Given data:
/---

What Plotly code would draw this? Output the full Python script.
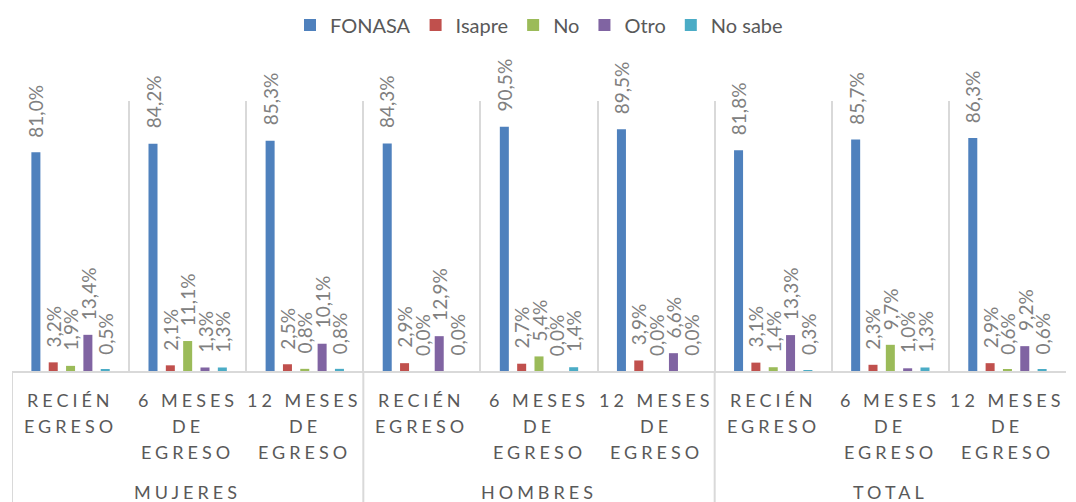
import plotly.graph_objects as go

group_names = ["MUJERES", "HOMBRES", "TOTAL"]
period_names = ["RECIÉN\nEGRESO", "6 MESES\nDE\nEGRESO", "12 MESES\nDE\nEGRESO"]
categories = [(g, p) for g in group_names for p in period_names]

series_names = ["FONASA", "Isapre", "No", "Otro", "No sabe"]
fonasa = [81.0, 84.2, 85.3, 84.3, 90.5, 89.5, 81.8, 85.7, 86.3]
isapre = [3.2, 2.1, 2.5, 2.9, 2.7, 3.9, 3.1, 2.3, 2.9]
no = [1.9, 11.1, 0.8, 0.0, 5.4, 0.0, 1.4, 9.7, 0.6]
otro = [13.4, 1.3, 10.1, 12.9, 0.0, 6.6, 13.3, 1.0, 9.2]
no_sabe = [0.5, 1.3, 0.8, 0.0, 1.4, 0.0, 0.3, 1.3, 0.6]
colors = ["#4F81BD", "#C0504D", "#9BBB59", "#8064A2", "#4BACC6"]

values = [fonasa, isapre, no, otro, no_sabe]
FONT = "Lato"
GRID = "#d9d9d9"
LABEL = "#595959"
BARGAP, GROUPGAP = 0.26, 0.48
PLOT_H = 270
BOTTOM = 131

x_idx = list(range(len(categories)))

fig = go.Figure()
for name, vals, col in zip(series_names, values, colors):
    fig.add_trace(go.Bar(
        name=name, x=x_idx, y=vals,
        marker=dict(color=col, line=dict(width=0)),
        hoverinfo="name+y",
    ))

# data labels, centred over each bar of the group
n = len(series_names)
slot = (1 - BARGAP) / n
annotations = []
for j, vals in enumerate(values):
    off = -(1 - BARGAP) / 2 + slot * (j + 0.5)
    for i, v in zip(x_idx, vals):
        annotations.append(dict(
            x=i + off, y=v, xref="x", yref="y",
            text=f"{v:.1f}".replace(".", ",") + "%",
            textangle=-90, showarrow=False,
            xanchor="center", yanchor="bottom", yshift=13,
            font=dict(family=FONT, size=19, color="#808080"),
        ))

# category labels (one annotation per text line)
for i, (g, p) in zip(x_idx, categories):
    for k, line in enumerate(p.split("\n")):
        annotations.append(dict(
            x=i, y=0, xref="x", yref="paper", yshift=-(29 + 26.2 * k),
            text=line, showarrow=False, xanchor="center", yanchor="middle",
            font=dict(family=FONT, size=18, color=LABEL),
        ))
# group labels
for gi, g in enumerate(group_names):
    idx = [i for i, c in zip(x_idx, categories) if c[0] == g]
    annotations.append(dict(
        x=sum(idx) / len(idx), y=0, xref="x", yref="paper", yshift=-121,
        text=g, showarrow=False, xanchor="center", yanchor="middle",
        font=dict(family=FONT, size=18, color=LABEL),
    ))

# group dividers extending through the label area
shapes = []
for gi, g in enumerate(group_names):
    idx = [i for i, c in zip(x_idx, categories) if c[0] == g]
    xb = min(idx) - 0.5
    shapes.append(dict(type="line", xref="x", yref="paper", x0=xb, x1=xb,
                       y0=0, y1=-BOTTOM / PLOT_H, line=dict(color=GRID, width=2)))

boundaries = [i - 0.5 for i in x_idx]

fig.update_layout(
    width=1076, height=502,
    margin=dict(l=12, r=10, t=101, b=BOTTOM, autoexpand=False),
    paper_bgcolor="white", plot_bgcolor="white",
    barmode="group", bargap=BARGAP, bargroupgap=GROUPGAP,
    font=dict(family=FONT, color=LABEL),
    showlegend=True,
    legend=dict(orientation="h", x=0.5, xanchor="center", y=1 + 76 / PLOT_H, yanchor="middle",
                font=dict(family=FONT, size=20, color=LABEL), itemwidth=30),
    xaxis=dict(
        range=[-0.5, len(categories) - 0.5],
        tickmode="array", tickvals=boundaries, showticklabels=False, ticks="",
        showgrid=True, gridcolor=GRID, gridwidth=2,
        showline=True, linecolor=GRID, linewidth=2, zeroline=False,
    ),
    yaxis=dict(range=[0, 100], visible=False, showgrid=False, zeroline=False),
    annotations=annotations,
    shapes=shapes,
)

post = """
document.body.style.margin = '0';
document.body.style.overflow = 'hidden';
var gd = document.getElementById('{plot_id}');
function spacing(){
  gd.querySelectorAll('text.annotation-text').forEach(function(t){
    if (t.textContent.indexOf('%') < 0) { t.style.letterSpacing = '4px'; }
  });
}
spacing();
gd.on('plotly_afterplot', spacing);
"""
fig.write_html("out.html", post_script=post, config={"displayModeBar": False})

\---

Exercise: Reproduce the data above word for word from its first line through the line that holds "categories = [(g, p)", both ends included; skip pictures.

Response:
What Plotly code would draw this? Output the full Python script.
import plotly.graph_objects as go

group_names = ["MUJERES", "HOMBRES", "TOTAL"]
period_names = ["RECIÉN\nEGRESO", "6 MESES\nDE\nEGRESO", "12 MESES\nDE\nEGRESO"]
categories = [(g, p) for g in group_names for p in period_names]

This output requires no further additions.